• Some records
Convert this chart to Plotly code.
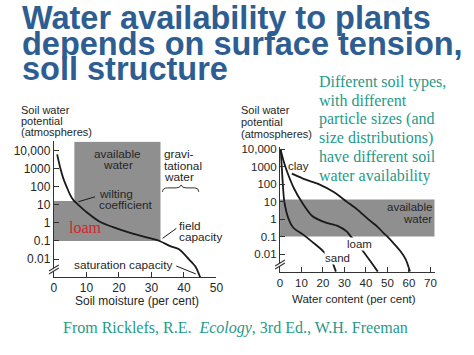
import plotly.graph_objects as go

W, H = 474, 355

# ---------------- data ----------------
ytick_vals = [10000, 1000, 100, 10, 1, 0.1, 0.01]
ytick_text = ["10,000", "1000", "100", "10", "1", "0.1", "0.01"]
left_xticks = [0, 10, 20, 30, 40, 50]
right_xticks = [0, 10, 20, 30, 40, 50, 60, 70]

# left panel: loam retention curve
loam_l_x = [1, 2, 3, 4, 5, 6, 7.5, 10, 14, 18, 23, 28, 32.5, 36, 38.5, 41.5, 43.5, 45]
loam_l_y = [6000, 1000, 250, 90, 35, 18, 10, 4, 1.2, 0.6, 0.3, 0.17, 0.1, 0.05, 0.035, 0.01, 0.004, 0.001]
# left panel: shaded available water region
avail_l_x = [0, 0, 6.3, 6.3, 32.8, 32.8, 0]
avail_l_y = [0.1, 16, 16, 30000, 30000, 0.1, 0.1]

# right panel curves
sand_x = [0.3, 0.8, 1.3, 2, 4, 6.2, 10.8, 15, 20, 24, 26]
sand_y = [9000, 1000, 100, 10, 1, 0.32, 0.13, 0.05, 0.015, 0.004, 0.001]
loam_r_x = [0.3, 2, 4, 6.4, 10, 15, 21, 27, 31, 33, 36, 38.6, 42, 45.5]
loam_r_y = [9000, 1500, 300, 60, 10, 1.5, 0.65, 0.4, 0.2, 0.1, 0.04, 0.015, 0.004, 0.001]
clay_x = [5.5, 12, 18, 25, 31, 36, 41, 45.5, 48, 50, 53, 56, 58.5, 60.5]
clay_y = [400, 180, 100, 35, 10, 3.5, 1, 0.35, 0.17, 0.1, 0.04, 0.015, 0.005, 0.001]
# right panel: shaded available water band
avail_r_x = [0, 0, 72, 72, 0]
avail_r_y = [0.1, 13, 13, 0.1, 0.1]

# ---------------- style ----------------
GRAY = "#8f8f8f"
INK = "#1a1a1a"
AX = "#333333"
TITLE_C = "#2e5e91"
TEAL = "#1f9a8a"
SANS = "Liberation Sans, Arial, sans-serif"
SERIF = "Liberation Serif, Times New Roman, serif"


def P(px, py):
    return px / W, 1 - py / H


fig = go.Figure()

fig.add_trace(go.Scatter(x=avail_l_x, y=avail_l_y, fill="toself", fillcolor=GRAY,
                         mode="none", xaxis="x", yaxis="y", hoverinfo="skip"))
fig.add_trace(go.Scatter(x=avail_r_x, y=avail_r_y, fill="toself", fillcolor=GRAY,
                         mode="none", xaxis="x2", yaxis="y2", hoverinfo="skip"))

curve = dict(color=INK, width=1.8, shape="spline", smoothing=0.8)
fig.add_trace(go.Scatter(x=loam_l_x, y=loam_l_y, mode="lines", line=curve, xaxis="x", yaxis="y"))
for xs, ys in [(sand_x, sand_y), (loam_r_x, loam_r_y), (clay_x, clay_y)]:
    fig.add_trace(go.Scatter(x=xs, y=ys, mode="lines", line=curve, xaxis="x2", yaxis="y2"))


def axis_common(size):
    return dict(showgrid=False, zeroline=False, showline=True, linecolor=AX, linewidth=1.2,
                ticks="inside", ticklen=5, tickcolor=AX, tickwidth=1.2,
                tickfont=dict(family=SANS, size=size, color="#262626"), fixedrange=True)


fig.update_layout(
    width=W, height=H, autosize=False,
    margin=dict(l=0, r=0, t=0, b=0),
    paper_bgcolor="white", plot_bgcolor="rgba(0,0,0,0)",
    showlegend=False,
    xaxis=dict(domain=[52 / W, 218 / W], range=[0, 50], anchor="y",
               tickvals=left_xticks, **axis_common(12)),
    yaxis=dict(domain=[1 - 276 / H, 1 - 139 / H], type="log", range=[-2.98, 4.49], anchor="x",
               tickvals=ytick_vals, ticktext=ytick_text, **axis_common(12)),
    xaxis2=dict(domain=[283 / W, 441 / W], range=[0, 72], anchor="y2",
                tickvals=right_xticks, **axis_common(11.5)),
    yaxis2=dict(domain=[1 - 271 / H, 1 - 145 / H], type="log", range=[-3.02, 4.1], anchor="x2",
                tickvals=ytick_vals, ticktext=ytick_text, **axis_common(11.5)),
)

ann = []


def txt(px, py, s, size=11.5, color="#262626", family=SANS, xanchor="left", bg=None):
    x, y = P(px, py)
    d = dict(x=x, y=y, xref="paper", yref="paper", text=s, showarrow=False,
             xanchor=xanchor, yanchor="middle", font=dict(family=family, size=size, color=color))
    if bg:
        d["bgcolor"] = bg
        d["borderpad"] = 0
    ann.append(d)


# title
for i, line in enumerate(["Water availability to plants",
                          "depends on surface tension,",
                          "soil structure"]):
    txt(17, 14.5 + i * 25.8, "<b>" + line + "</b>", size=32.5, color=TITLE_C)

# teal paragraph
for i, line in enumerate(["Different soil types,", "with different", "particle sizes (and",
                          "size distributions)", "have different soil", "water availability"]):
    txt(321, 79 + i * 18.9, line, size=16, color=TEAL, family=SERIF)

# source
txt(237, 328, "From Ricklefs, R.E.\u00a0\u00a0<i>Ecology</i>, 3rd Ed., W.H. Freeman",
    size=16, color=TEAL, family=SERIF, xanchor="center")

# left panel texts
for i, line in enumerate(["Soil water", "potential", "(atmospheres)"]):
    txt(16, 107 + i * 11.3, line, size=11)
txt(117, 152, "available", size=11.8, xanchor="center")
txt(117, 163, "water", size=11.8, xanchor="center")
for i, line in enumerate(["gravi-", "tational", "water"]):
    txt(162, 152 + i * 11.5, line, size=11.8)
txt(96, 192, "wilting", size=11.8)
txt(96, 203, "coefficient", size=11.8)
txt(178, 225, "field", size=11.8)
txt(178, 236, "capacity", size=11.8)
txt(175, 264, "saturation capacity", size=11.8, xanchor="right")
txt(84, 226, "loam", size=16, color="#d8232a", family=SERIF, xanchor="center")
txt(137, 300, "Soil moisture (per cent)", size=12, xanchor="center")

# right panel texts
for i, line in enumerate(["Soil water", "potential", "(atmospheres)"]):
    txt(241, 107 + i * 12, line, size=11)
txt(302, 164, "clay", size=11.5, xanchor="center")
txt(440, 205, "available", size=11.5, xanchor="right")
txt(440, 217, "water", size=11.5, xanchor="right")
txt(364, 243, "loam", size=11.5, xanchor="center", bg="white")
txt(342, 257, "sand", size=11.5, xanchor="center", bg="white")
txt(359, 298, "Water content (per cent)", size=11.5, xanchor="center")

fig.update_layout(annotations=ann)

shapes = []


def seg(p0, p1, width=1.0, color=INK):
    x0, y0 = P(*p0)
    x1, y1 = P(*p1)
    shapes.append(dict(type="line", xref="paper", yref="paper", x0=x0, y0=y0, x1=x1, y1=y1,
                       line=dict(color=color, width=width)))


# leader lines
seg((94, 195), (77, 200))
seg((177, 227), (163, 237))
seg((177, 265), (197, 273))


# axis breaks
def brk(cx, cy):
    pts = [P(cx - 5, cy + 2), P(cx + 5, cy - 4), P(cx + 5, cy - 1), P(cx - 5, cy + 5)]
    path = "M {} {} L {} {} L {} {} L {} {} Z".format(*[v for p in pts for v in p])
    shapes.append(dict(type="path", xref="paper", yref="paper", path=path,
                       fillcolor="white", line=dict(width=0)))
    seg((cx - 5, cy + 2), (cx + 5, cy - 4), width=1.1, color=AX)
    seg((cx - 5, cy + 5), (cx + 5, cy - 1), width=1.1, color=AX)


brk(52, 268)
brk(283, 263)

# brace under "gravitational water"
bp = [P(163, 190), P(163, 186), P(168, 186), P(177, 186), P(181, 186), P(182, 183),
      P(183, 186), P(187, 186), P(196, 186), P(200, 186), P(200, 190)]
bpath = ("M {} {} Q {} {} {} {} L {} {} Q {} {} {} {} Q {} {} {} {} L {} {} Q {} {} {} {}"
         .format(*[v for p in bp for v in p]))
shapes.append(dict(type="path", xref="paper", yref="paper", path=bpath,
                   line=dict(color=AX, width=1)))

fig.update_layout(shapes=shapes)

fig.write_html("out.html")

==

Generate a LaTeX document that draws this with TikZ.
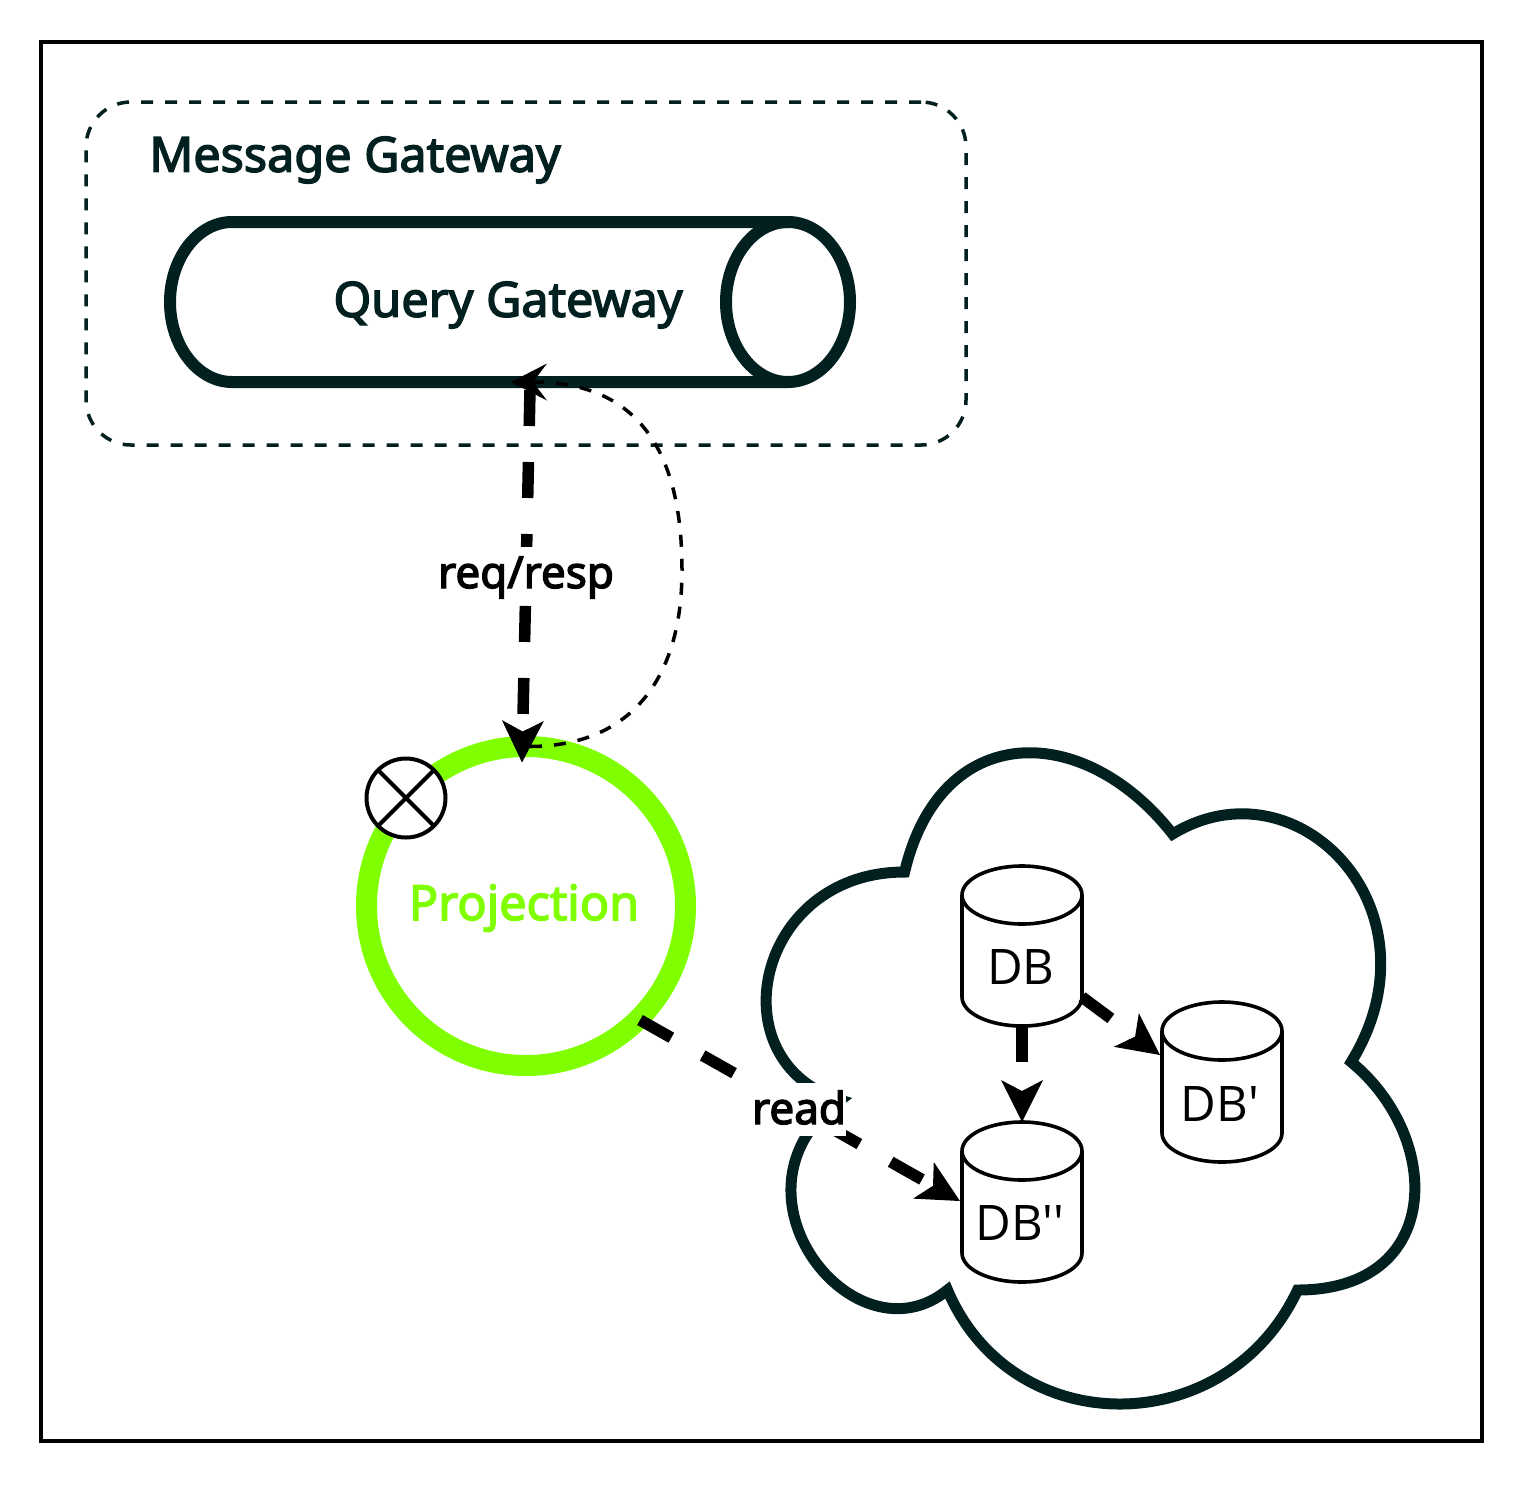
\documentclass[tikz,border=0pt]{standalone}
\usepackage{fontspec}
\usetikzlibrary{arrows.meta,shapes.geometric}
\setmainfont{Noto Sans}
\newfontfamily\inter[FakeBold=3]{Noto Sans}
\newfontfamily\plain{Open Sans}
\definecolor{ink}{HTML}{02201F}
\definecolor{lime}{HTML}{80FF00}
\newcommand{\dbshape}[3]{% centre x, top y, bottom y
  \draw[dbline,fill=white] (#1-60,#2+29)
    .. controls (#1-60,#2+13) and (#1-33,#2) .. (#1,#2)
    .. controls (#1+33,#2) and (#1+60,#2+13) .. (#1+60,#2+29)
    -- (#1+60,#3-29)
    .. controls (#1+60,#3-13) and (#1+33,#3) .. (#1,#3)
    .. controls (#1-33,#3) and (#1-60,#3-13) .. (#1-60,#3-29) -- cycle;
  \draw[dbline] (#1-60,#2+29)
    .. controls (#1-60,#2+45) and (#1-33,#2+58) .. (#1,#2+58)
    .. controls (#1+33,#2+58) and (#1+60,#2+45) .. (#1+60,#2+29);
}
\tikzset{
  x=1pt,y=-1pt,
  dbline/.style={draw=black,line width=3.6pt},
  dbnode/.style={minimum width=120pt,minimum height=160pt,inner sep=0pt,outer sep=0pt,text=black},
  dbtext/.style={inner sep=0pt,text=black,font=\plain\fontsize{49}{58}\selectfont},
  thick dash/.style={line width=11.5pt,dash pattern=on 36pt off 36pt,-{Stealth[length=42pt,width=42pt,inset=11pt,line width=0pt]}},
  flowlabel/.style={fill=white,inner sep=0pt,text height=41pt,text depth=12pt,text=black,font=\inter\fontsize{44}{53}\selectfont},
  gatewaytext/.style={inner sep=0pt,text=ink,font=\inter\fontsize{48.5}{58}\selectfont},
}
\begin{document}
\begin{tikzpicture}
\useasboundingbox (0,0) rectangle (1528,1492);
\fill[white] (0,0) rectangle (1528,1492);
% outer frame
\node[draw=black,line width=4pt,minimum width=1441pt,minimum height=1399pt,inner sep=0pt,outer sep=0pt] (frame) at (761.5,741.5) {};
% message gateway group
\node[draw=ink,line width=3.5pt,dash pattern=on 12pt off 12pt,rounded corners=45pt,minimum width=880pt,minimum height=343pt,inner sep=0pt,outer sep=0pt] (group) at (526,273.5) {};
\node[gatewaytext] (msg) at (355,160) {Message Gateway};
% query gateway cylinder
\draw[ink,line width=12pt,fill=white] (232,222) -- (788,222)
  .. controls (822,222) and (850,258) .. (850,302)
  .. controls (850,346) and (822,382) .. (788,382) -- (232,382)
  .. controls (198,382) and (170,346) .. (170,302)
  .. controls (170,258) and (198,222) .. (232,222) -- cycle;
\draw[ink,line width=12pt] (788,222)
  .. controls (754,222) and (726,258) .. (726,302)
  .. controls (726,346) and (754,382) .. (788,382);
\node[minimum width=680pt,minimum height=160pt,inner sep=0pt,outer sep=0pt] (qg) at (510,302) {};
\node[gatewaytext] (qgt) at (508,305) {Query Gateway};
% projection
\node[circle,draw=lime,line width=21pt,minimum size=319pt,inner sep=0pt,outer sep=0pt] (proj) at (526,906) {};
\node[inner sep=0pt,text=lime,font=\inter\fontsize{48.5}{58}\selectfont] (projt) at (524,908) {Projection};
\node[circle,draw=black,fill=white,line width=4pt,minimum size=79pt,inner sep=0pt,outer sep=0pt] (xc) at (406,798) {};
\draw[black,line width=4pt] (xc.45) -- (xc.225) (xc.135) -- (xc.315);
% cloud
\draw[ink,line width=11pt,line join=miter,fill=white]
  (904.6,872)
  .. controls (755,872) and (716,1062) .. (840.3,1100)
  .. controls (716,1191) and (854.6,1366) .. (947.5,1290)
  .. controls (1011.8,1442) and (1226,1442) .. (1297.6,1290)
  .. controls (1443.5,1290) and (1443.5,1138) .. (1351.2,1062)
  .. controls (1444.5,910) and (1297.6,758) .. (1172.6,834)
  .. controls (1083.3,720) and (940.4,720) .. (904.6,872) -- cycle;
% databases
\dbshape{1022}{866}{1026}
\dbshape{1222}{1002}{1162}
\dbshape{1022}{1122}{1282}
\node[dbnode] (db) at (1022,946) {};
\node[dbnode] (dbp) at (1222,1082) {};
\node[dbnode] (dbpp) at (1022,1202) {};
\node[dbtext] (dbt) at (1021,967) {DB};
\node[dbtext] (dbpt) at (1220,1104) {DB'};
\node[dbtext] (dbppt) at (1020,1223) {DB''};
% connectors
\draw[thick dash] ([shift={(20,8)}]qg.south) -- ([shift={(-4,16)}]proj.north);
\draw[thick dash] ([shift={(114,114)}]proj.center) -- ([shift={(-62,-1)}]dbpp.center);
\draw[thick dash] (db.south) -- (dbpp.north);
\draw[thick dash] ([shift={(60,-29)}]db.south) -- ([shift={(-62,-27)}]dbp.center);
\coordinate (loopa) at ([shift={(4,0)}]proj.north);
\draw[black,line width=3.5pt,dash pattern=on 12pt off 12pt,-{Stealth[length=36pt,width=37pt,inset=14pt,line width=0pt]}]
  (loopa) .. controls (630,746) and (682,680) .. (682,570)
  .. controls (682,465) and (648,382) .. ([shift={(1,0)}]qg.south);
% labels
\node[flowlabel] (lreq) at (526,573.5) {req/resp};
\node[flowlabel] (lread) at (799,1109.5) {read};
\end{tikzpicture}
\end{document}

• EXERCISE INSTRUCTIONS
Only the lines from the one containing "Convert this chart to Plotly code." down to the one containing "right_xticks = [0, 10, 20, 30, 40, 50, 60, 70]" should be copied, exactly and with both ends kept. Drop the pictures.

• RESPONSE TO THIS EXERCISE
Convert this chart to Plotly code.
import plotly.graph_objects as go

W, H = 474, 355

# ---------------- data ----------------
ytick_vals = [10000, 1000, 100, 10, 1, 0.1, 0.01]
ytick_text = ["10,000", "1000", "100", "10", "1", "0.1", "0.01"]
left_xticks = [0, 10, 20, 30, 40, 50]
right_xticks = [0, 10, 20, 30, 40, 50, 60, 70]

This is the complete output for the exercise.